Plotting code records
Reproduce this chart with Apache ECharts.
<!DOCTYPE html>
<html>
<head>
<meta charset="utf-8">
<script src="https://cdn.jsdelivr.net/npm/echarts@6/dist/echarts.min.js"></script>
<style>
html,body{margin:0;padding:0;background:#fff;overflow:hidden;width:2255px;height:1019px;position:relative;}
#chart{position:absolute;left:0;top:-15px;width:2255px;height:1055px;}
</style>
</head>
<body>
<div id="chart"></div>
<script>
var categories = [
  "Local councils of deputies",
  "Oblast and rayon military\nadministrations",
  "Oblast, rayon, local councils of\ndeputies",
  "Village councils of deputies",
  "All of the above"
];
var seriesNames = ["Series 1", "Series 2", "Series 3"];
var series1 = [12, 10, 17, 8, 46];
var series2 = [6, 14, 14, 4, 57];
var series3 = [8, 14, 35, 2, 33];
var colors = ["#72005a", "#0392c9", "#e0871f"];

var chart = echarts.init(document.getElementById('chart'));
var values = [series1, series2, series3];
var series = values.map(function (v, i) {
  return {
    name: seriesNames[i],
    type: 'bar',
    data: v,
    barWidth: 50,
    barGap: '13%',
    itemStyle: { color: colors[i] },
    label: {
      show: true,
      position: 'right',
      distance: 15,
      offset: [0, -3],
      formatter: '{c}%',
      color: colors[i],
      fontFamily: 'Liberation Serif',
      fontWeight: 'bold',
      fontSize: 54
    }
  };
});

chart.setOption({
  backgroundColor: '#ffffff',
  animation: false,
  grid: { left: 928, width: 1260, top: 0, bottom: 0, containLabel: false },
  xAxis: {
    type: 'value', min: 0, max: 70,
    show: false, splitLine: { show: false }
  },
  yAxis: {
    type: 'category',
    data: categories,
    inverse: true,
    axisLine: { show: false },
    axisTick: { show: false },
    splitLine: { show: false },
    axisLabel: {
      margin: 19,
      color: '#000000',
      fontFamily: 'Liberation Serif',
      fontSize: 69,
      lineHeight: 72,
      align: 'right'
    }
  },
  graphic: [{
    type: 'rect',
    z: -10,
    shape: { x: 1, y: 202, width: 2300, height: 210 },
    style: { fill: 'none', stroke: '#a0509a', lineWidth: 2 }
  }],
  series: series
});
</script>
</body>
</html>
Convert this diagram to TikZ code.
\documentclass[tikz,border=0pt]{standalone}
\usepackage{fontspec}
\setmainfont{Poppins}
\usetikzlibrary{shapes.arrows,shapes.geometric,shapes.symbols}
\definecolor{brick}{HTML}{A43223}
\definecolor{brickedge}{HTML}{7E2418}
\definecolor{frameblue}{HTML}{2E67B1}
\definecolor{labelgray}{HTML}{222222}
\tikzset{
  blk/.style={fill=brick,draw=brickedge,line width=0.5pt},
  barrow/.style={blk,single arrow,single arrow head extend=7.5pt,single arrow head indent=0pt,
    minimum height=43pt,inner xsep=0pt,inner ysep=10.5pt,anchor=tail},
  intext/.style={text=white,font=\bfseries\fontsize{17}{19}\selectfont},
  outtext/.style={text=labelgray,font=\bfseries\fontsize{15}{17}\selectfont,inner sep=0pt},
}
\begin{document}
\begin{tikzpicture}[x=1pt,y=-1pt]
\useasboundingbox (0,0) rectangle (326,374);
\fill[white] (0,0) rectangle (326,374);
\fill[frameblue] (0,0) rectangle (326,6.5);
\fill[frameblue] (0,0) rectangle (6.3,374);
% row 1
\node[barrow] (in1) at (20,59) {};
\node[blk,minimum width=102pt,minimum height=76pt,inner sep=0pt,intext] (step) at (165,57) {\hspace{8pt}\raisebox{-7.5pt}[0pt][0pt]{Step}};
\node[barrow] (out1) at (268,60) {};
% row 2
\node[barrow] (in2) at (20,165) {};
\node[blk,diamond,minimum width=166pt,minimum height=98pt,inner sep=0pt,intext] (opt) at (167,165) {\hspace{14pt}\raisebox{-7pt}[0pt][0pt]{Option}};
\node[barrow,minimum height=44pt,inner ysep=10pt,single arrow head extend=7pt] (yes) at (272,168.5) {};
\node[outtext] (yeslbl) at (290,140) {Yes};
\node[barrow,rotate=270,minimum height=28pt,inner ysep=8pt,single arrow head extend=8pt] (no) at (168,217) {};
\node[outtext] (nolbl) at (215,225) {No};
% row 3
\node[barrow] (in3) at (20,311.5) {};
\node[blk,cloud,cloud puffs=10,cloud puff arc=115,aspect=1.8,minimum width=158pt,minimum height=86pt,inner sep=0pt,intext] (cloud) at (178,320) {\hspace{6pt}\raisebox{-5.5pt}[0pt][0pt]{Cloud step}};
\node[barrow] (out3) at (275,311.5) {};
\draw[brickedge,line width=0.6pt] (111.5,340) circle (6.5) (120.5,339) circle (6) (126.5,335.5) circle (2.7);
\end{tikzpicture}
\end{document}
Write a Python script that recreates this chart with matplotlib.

**Stated task**:
From the listing above, collect every line that mentions the word "this".

**Task response**:
Reproduce this chart with Apache ECharts.
Convert this diagram to TikZ code.
Write a Python script that recreates this chart with matplotlib.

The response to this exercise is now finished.